---------- DATA PROVIDED ----------

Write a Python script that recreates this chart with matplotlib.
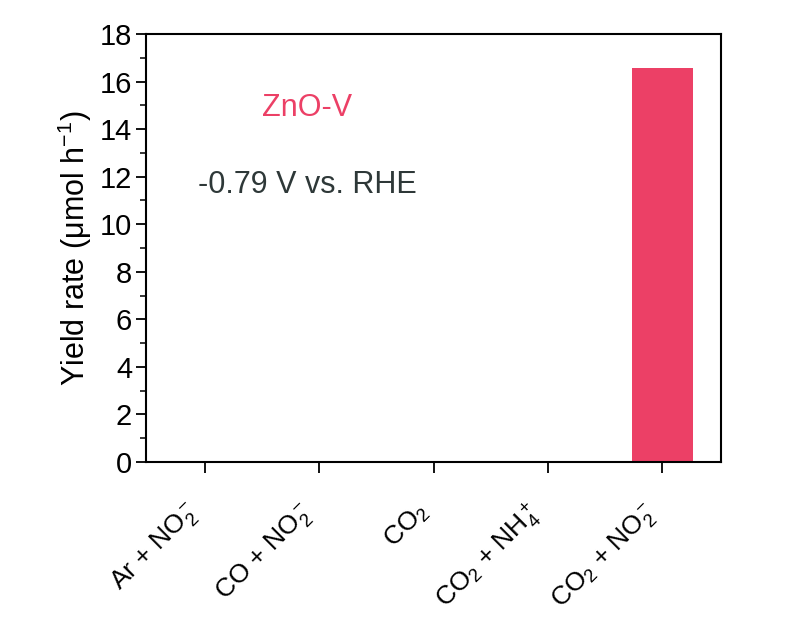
import matplotlib
matplotlib.use("Agg")
import matplotlib.pyplot as plt
from matplotlib.ticker import MultipleLocator

plt.rcParams["font.family"] = ["Liberation Sans", "DejaVu Sans"]
plt.rcParams["mathtext.fontset"] = "custom"
plt.rcParams["mathtext.rm"] = "Liberation Sans"
plt.rcParams["mathtext.it"] = "Liberation Sans:italic"
plt.rcParams["mathtext.default"] = "regular"

categories = [r"Ar + NO$_2^-$", r"CO + NO$_2^-$", r"CO$_2$",
              r"CO$_2$ + NH$_4^+$", r"CO$_2$ + NO$_2^-$"]
yield_rate = [0, 0, 0, 0, 16.55]

BAR_COLOR = "#EC4066"
TEXT_DARK = "#2E3838"

fig = plt.figure(figsize=(8, 6.35), dpi=100)
ax = fig.add_axes([0.1825, 0.2724, 0.7185, 0.6741])

x = range(len(categories))
ax.bar(x, yield_rate, width=0.53, color=BAR_COLOR)

ax.set_xlim(-0.515, 4.51)
ax.set_ylim(0, 18)
ax.yaxis.set_major_locator(MultipleLocator(2))
ax.yaxis.set_minor_locator(MultipleLocator(1))
ax.set_xticks(list(x))
ax.set_xticklabels(categories, rotation=45, ha="right", fontsize=19)

for spine in ax.spines.values():
    spine.set_linewidth(1.5)
ax.tick_params(axis="y", which="major", direction="out", length=7, width=1.3,
               labelsize=21, pad=3)
ax.tick_params(axis="y", which="minor", direction="out", length=4, width=1.1)
ax.tick_params(axis="x", which="major", direction="out", length=8, width=1.3,
               pad=18)
for lbl in ax.get_xticklabels():
    lbl.set_x(lbl.get_position()[0])

ax.set_ylabel(r"Yield rate ($\mu$mol h$^{-1}$)", fontsize=22, labelpad=4)

ax.text(0.281, 0.827, "ZnO-V", transform=ax.transAxes, color=BAR_COLOR,
        fontsize=22, ha="center", va="center")
ax.text(0.28, 0.647, "-0.79 V vs. RHE", transform=ax.transAxes,
        color=TEXT_DARK, fontsize=22, ha="center", va="center")

fig.savefig("out.png", dpi=100, facecolor="white")
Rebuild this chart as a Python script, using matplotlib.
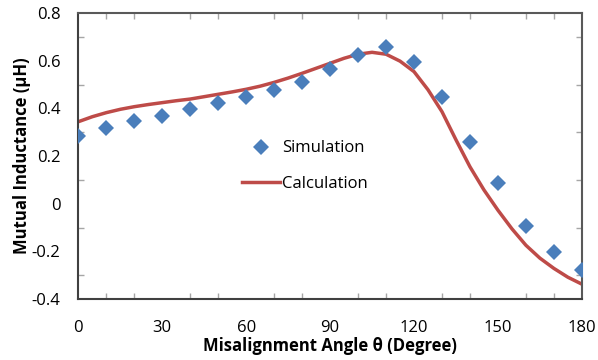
import matplotlib.pyplot as plt
from matplotlib.ticker import MultipleLocator

plt.rcParams['font.family'] = ['Open Sans', 'DejaVu Sans']

# simulation points (every 10 degrees)
sim_angle = [0, 10, 20, 30, 40, 50, 60, 70, 80, 90,
             100, 110, 120, 130, 140, 150, 160, 170, 180]
sim_m = [0.284, 0.318, 0.345, 0.368, 0.397, 0.424, 0.448, 0.478, 0.511, 0.563,
         0.624, 0.656, 0.593, 0.446, 0.260, 0.088, -0.093, -0.204, -0.277]

# calculated curve (every 5 degrees)
calc_angle = list(range(0, 181, 5))
calc_m = [0.344, 0.365, 0.382, 0.396, 0.407, 0.416, 0.424, 0.432, 0.439, 0.449,
          0.459, 0.469, 0.480, 0.493, 0.509, 0.527, 0.547, 0.568, 0.589, 0.610,
          0.627, 0.635, 0.627, 0.598, 0.554, 0.478, 0.386, 0.268, 0.155, 0.058,
          -0.027, -0.105, -0.174, -0.228, -0.271, -0.308, -0.337]

x_ticks = [0, 30, 60, 90, 120, 150, 180]
y_ticks = [-0.4, -0.2, 0, 0.2, 0.4, 0.6, 0.8]
y_labels = ['-0.4', '-0.2', '0', '0.2', '0.4', '0.6', '0.8']

fig = plt.figure(figsize=(5.98, 3.6), dpi=100)
ax = fig.add_axes([0.131, 0.169, 0.842, 0.795])

ax.plot(sim_angle, sim_m, 'D', color='#4a7ebb', markersize=8.5,
        markeredgewidth=0, label='Simulation', zorder=3)
ax.plot(calc_angle, calc_m, '-', color='#be4b48', linewidth=2.5,
        label='Calculation', zorder=2)

ax.set_xlim(0, 180)
ax.set_ylim(-0.4, 0.8)
ax.set_xticks(x_ticks)
ax.set_yticks(y_ticks)
ax.set_yticklabels(y_labels)
ax.xaxis.set_minor_locator(MultipleLocator(10))
ax.yaxis.set_minor_locator(MultipleLocator(0.1))

ax.tick_params(which='both', direction='in', top=True, right=True,
               color='#a6a6a6', width=1)
ax.tick_params(which='major', length=0, labelsize=12)
ax.tick_params(which='minor', length=4)
ax.tick_params(axis='x', which='major', pad=15)
ax.tick_params(axis='y', which='major', pad=13)

for s in ax.spines.values():
    s.set_color('#404040')
    s.set_linewidth(1.5)
for s in ['top', 'right']:
    ax.spines[s].set_color('#595959')

ax.set_xlabel('Misalignment Angle θ (Degree)', fontsize=12, fontweight='bold',
              labelpad=1)
ax.set_ylabel('Mutual Inductance (µH)', fontsize=12, fontweight='bold',
              labelpad=0)

ax.legend(loc='center', bbox_to_anchor=(0.45, 0.465), frameon=False,
          fontsize=12, handlelength=2.3, handletextpad=0.15, labelspacing=1.15)

plt.savefig('out.png', dpi=100)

----------

◆ PROBLEM DESCRIPTION: Copy every line of the data exactly as written, excluding the pictures.

◆ OUTPUT OF THE EXERCISE:
Write a Python script that recreates this chart with matplotlib.
import matplotlib
matplotlib.use("Agg")
import matplotlib.pyplot as plt
from matplotlib.ticker import MultipleLocator

plt.rcParams["font.family"] = ["Liberation Sans", "DejaVu Sans"]
plt.rcParams["mathtext.fontset"] = "custom"
plt.rcParams["mathtext.rm"] = "Liberation Sans"
plt.rcParams["mathtext.it"] = "Liberation Sans:italic"
plt.rcParams["mathtext.default"] = "regular"

categories = [r"Ar + NO$_2^-$", r"CO + NO$_2^-$", r"CO$_2$",
              r"CO$_2$ + NH$_4^+$", r"CO$_2$ + NO$_2^-$"]
yield_rate = [0, 0, 0, 0, 16.55]

BAR_COLOR = "#EC4066"
TEXT_DARK = "#2E3838"

fig = plt.figure(figsize=(8, 6.35), dpi=100)
ax = fig.add_axes([0.1825, 0.2724, 0.7185, 0.6741])

x = range(len(categories))
ax.bar(x, yield_rate, width=0.53, color=BAR_COLOR)

ax.set_xlim(-0.515, 4.51)
ax.set_ylim(0, 18)
ax.yaxis.set_major_locator(MultipleLocator(2))
ax.yaxis.set_minor_locator(MultipleLocator(1))
ax.set_xticks(list(x))
ax.set_xticklabels(categories, rotation=45, ha="right", fontsize=19)

for spine in ax.spines.values():
    spine.set_linewidth(1.5)
ax.tick_params(axis="y", which="major", direction="out", length=7, width=1.3,
               labelsize=21, pad=3)
ax.tick_params(axis="y", which="minor", direction="out", length=4, width=1.1)
ax.tick_params(axis="x", which="major", direction="out", length=8, width=1.3,
               pad=18)
for lbl in ax.get_xticklabels():
    lbl.set_x(lbl.get_position()[0])

ax.set_ylabel(r"Yield rate ($\mu$mol h$^{-1}$)", fontsize=22, labelpad=4)

ax.text(0.281, 0.827, "ZnO-V", transform=ax.transAxes, color=BAR_COLOR,
        fontsize=22, ha="center", va="center")
ax.text(0.28, 0.647, "-0.79 V vs. RHE", transform=ax.transAxes,
        color=TEXT_DARK, fontsize=22, ha="center", va="center")

fig.savefig("out.png", dpi=100, facecolor="white")
Rebuild this chart as a Python script, using matplotlib.
import matplotlib.pyplot as plt
from matplotlib.ticker import MultipleLocator

plt.rcParams['font.family'] = ['Open Sans', 'DejaVu Sans']

# simulation points (every 10 degrees)
sim_angle = [0, 10, 20, 30, 40, 50, 60, 70, 80, 90,
             100, 110, 120, 130, 140, 150, 160, 170, 180]
sim_m = [0.284, 0.318, 0.345, 0.368, 0.397, 0.424, 0.448, 0.478, 0.511, 0.563,
         0.624, 0.656, 0.593, 0.446, 0.260, 0.088, -0.093, -0.204, -0.277]

# calculated curve (every 5 degrees)
calc_angle = list(range(0, 181, 5))
calc_m = [0.344, 0.365, 0.382, 0.396, 0.407, 0.416, 0.424, 0.432, 0.439, 0.449,
          0.459, 0.469, 0.480, 0.493, 0.509, 0.527, 0.547, 0.568, 0.589, 0.610,
          0.627, 0.635, 0.627, 0.598, 0.554, 0.478, 0.386, 0.268, 0.155, 0.058,
          -0.027, -0.105, -0.174, -0.228, -0.271, -0.308, -0.337]

x_ticks = [0, 30, 60, 90, 120, 150, 180]
y_ticks = [-0.4, -0.2, 0, 0.2, 0.4, 0.6, 0.8]
y_labels = ['-0.4', '-0.2', '0', '0.2', '0.4', '0.6', '0.8']

fig = plt.figure(figsize=(5.98, 3.6), dpi=100)
ax = fig.add_axes([0.131, 0.169, 0.842, 0.795])

ax.plot(sim_angle, sim_m, 'D', color='#4a7ebb', markersize=8.5,
        markeredgewidth=0, label='Simulation', zorder=3)
ax.plot(calc_angle, calc_m, '-', color='#be4b48', linewidth=2.5,
        label='Calculation', zorder=2)

ax.set_xlim(0, 180)
ax.set_ylim(-0.4, 0.8)
ax.set_xticks(x_ticks)
ax.set_yticks(y_ticks)
ax.set_yticklabels(y_labels)
ax.xaxis.set_minor_locator(MultipleLocator(10))
ax.yaxis.set_minor_locator(MultipleLocator(0.1))

ax.tick_params(which='both', direction='in', top=True, right=True,
               color='#a6a6a6', width=1)
ax.tick_params(which='major', length=0, labelsize=12)
ax.tick_params(which='minor', length=4)
ax.tick_params(axis='x', which='major', pad=15)
ax.tick_params(axis='y', which='major', pad=13)

for s in ax.spines.values():
    s.set_color('#404040')
    s.set_linewidth(1.5)
for s in ['top', 'right']:
    ax.spines[s].set_color('#595959')

ax.set_xlabel('Misalignment Angle θ (Degree)', fontsize=12, fontweight='bold',
              labelpad=1)
ax.set_ylabel('Mutual Inductance (µH)', fontsize=12, fontweight='bold',
              labelpad=0)

ax.legend(loc='center', bbox_to_anchor=(0.45, 0.465), frameon=False,
          fontsize=12, handlelength=2.3, handletextpad=0.15, labelspacing=1.15)

plt.savefig('out.png', dpi=100)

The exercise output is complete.